▶ **Instruction**
Output exactly the lines that run from the line containing "Write the seaborn" through the line containing "33.1, 31.9, 28.3, 25.5, 23.2, 28.8, 27.6, 32.8, 33.9, 32.4]", with both ends included.

▶ **Entries supplied**
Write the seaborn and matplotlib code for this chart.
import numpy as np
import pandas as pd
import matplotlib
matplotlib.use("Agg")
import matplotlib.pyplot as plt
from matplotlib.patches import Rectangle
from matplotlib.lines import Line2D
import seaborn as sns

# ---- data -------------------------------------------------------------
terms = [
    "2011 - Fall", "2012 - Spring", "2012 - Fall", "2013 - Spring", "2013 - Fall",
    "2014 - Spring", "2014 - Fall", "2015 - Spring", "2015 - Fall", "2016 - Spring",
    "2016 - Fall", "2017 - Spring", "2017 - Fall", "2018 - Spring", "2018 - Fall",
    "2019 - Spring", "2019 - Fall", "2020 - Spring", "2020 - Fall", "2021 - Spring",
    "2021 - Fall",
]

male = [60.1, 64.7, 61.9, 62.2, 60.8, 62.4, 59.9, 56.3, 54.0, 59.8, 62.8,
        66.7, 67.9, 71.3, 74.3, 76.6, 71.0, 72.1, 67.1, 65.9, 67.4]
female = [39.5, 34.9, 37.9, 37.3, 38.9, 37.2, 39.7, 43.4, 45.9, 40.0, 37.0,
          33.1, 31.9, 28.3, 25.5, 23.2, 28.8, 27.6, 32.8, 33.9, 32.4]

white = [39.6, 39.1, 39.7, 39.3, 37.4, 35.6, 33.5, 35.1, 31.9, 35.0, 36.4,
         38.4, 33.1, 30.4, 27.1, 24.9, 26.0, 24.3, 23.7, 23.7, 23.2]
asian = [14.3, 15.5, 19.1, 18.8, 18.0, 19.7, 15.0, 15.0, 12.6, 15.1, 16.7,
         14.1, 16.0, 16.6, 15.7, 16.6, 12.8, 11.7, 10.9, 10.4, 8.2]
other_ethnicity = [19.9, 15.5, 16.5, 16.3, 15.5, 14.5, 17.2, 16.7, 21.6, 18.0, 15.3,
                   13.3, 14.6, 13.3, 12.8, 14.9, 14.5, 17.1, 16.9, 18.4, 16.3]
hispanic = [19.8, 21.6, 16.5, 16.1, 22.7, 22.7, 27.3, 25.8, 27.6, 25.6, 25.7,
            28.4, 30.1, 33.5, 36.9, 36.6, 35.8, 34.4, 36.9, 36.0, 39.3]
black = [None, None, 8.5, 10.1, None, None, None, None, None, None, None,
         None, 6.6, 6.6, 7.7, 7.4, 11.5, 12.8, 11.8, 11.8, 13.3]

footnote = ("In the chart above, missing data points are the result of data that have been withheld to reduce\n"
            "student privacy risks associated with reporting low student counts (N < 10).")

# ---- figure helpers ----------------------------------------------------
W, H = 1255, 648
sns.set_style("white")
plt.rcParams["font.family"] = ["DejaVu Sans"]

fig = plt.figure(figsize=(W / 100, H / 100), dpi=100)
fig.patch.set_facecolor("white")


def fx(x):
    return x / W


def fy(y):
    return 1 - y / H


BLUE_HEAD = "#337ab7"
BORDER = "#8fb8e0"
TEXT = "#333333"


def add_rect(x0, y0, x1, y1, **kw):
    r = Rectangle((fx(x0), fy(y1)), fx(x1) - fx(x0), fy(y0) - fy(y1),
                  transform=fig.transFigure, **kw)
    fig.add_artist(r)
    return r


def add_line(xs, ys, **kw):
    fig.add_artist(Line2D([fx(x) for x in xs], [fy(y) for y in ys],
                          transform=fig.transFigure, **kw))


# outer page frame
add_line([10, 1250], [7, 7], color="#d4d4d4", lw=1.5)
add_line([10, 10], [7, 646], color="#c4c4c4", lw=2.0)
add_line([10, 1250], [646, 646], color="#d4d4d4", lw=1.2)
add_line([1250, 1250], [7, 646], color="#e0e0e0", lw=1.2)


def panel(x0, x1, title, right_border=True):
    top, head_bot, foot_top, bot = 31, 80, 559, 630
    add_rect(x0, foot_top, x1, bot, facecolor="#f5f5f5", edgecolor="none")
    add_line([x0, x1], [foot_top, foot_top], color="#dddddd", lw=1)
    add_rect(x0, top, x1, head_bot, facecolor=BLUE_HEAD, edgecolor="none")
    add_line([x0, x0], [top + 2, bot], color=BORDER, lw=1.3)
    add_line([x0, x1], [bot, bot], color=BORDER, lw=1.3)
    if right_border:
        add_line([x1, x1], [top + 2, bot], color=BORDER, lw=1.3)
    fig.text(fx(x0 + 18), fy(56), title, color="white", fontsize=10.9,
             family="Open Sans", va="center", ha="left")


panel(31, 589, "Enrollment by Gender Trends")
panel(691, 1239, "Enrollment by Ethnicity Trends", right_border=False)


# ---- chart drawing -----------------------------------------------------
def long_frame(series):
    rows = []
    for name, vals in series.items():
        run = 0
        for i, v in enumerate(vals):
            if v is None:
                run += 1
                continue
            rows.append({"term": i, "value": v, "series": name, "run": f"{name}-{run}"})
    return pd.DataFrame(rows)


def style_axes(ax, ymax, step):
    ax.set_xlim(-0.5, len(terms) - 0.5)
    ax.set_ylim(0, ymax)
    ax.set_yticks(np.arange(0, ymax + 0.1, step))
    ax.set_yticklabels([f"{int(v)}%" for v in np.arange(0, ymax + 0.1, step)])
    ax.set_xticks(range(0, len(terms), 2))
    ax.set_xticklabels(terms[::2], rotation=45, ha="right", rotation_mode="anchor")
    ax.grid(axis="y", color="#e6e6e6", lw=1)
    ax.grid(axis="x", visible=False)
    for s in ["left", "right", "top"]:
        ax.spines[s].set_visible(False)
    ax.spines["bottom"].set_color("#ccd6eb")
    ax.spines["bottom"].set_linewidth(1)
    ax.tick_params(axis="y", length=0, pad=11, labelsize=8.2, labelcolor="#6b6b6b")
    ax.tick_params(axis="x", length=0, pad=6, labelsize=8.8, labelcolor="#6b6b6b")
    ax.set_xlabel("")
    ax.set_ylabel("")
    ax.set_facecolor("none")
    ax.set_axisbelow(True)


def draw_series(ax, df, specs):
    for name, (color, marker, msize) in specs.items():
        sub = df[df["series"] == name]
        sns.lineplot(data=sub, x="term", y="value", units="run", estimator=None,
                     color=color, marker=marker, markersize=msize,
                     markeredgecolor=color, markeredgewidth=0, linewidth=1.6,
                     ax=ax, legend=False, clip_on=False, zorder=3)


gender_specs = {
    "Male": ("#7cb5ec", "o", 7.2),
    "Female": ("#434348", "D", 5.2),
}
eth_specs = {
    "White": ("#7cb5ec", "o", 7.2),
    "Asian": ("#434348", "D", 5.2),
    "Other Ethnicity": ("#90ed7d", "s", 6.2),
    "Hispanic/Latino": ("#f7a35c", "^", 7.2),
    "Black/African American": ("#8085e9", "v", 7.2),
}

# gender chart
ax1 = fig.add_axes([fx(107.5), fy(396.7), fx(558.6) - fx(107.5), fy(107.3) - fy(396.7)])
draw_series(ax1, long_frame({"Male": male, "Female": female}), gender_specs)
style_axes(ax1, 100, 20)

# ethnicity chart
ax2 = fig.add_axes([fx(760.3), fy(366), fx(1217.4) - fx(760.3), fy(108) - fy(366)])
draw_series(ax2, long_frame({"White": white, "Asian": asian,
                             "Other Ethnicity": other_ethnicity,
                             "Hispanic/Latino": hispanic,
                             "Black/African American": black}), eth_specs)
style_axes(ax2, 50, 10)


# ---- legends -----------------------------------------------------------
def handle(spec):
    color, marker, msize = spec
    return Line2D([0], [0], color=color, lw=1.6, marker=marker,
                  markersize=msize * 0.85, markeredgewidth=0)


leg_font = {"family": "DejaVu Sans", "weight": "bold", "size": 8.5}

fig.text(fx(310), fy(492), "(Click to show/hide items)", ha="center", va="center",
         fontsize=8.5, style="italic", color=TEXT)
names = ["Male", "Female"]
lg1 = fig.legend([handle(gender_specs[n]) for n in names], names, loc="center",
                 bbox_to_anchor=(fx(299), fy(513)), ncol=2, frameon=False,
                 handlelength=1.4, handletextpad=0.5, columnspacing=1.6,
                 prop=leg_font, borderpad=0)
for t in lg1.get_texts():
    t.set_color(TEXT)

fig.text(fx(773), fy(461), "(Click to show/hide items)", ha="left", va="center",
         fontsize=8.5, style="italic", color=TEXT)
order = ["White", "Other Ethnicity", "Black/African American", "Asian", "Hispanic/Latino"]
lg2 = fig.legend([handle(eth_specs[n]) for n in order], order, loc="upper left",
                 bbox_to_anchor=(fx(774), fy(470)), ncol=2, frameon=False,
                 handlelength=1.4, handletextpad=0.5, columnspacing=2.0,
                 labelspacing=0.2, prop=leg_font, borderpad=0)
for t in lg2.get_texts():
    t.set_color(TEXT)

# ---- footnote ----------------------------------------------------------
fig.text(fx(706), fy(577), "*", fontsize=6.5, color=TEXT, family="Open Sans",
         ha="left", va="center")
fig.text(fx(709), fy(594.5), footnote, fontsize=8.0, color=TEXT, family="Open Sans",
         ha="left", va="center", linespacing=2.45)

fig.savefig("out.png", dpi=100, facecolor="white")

* * *

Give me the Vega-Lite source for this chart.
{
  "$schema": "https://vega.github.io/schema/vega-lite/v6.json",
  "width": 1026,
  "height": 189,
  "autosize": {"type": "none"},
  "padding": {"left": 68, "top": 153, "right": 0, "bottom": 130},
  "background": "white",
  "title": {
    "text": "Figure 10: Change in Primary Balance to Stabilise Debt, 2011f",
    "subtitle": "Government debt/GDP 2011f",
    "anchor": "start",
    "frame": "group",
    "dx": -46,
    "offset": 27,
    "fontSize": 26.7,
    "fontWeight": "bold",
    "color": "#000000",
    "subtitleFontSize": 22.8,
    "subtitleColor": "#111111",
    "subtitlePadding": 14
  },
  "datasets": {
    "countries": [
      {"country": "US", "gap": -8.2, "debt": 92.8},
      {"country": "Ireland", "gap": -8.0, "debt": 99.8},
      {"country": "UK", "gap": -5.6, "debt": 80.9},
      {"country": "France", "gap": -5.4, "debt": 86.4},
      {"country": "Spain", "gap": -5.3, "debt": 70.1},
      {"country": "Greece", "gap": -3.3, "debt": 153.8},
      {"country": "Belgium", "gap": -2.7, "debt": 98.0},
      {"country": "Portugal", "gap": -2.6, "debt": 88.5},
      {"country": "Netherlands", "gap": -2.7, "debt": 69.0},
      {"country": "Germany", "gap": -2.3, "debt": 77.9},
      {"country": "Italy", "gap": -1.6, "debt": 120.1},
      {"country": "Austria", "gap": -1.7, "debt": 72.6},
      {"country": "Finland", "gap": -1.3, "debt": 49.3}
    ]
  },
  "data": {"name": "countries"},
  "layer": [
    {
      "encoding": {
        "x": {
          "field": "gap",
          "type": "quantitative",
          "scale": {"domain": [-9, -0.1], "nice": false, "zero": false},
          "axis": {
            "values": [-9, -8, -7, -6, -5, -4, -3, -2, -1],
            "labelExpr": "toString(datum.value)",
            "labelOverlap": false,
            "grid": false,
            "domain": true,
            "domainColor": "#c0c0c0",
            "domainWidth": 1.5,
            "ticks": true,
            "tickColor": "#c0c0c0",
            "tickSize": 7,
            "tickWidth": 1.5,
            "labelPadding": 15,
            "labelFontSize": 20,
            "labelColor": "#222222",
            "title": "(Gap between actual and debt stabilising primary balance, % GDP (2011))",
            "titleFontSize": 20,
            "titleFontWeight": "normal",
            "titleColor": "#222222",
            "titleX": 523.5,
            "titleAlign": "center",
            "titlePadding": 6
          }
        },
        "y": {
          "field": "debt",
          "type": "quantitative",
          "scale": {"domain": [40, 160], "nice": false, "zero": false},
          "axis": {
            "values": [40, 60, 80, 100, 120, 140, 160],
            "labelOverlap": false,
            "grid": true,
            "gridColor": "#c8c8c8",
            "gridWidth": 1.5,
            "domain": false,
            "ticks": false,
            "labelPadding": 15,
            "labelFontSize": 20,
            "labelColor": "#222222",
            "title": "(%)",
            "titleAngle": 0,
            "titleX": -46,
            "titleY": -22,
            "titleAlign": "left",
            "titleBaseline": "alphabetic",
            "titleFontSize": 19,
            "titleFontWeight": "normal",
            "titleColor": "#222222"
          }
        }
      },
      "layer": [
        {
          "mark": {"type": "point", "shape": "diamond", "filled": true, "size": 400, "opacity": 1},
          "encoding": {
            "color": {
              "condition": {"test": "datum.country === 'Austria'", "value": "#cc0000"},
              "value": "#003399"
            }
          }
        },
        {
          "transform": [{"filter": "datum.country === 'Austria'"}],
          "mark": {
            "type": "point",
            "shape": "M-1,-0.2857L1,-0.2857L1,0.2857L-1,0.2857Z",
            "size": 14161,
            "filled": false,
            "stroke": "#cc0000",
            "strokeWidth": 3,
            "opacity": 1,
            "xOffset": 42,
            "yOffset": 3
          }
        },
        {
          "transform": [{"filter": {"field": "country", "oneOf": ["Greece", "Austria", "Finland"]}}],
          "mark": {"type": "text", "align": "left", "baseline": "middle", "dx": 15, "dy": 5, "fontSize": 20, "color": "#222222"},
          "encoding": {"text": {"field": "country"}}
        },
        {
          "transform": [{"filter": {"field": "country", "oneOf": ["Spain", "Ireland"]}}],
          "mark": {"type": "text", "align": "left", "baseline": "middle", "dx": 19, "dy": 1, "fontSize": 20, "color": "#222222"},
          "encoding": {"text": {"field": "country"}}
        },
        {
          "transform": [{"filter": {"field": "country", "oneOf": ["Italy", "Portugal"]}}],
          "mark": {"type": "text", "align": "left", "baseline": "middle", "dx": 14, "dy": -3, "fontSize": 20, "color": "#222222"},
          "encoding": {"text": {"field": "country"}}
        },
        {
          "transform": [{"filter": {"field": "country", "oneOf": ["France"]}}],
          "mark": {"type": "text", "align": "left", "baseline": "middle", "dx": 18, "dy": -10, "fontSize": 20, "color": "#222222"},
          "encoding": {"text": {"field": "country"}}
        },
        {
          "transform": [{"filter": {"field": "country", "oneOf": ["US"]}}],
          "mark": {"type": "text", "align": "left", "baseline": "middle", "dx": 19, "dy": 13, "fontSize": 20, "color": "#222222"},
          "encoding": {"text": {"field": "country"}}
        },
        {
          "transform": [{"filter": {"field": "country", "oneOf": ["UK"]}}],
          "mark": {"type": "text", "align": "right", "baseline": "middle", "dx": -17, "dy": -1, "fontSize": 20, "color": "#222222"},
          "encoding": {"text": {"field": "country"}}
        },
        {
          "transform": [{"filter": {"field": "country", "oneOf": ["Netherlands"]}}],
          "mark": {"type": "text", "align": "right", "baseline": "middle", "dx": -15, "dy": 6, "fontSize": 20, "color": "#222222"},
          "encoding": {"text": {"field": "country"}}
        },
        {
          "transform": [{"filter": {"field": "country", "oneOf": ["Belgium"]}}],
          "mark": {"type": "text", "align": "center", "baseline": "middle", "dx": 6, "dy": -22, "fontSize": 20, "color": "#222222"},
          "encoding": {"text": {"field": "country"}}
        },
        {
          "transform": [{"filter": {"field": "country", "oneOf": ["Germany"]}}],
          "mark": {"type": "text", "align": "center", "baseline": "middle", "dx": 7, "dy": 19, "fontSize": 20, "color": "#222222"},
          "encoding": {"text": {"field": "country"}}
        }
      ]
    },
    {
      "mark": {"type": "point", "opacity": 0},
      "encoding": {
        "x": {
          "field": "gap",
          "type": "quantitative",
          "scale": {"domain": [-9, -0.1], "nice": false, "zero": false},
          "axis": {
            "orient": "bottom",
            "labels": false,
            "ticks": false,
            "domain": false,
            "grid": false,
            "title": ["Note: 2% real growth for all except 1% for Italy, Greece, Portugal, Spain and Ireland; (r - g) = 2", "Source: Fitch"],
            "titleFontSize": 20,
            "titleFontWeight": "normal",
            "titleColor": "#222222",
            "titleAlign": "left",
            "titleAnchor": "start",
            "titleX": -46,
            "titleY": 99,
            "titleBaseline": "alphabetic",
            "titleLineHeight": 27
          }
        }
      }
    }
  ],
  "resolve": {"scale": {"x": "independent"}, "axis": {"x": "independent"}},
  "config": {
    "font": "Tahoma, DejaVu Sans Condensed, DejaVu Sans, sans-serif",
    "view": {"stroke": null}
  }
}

---

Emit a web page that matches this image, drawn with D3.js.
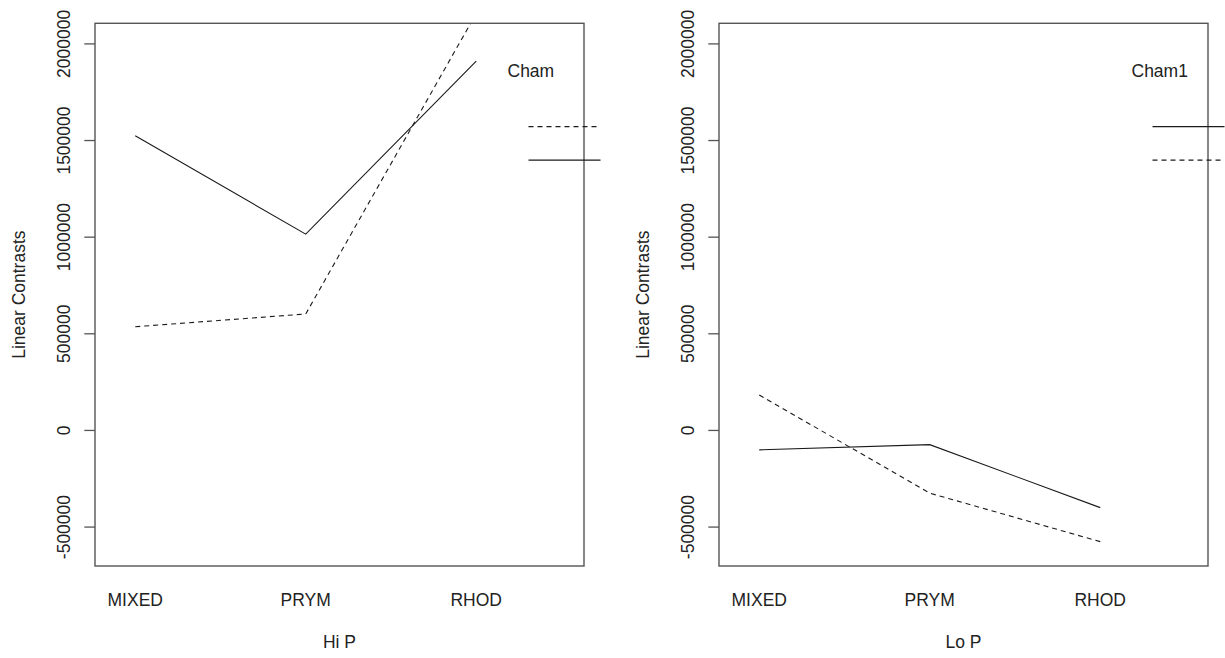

▶ **Solved exercise**
Write the seaborn and matplotlib code for this chart.
import numpy as np
import pandas as pd
import matplotlib
matplotlib.use("Agg")
import matplotlib.pyplot as plt
from matplotlib.patches import Rectangle
from matplotlib.lines import Line2D
import seaborn as sns

# ---- data -------------------------------------------------------------
terms = [
    "2011 - Fall", "2012 - Spring", "2012 - Fall", "2013 - Spring", "2013 - Fall",
    "2014 - Spring", "2014 - Fall", "2015 - Spring", "2015 - Fall", "2016 - Spring",
    "2016 - Fall", "2017 - Spring", "2017 - Fall", "2018 - Spring", "2018 - Fall",
    "2019 - Spring", "2019 - Fall", "2020 - Spring", "2020 - Fall", "2021 - Spring",
    "2021 - Fall",
]

male = [60.1, 64.7, 61.9, 62.2, 60.8, 62.4, 59.9, 56.3, 54.0, 59.8, 62.8,
        66.7, 67.9, 71.3, 74.3, 76.6, 71.0, 72.1, 67.1, 65.9, 67.4]
female = [39.5, 34.9, 37.9, 37.3, 38.9, 37.2, 39.7, 43.4, 45.9, 40.0, 37.0,
          33.1, 31.9, 28.3, 25.5, 23.2, 28.8, 27.6, 32.8, 33.9, 32.4]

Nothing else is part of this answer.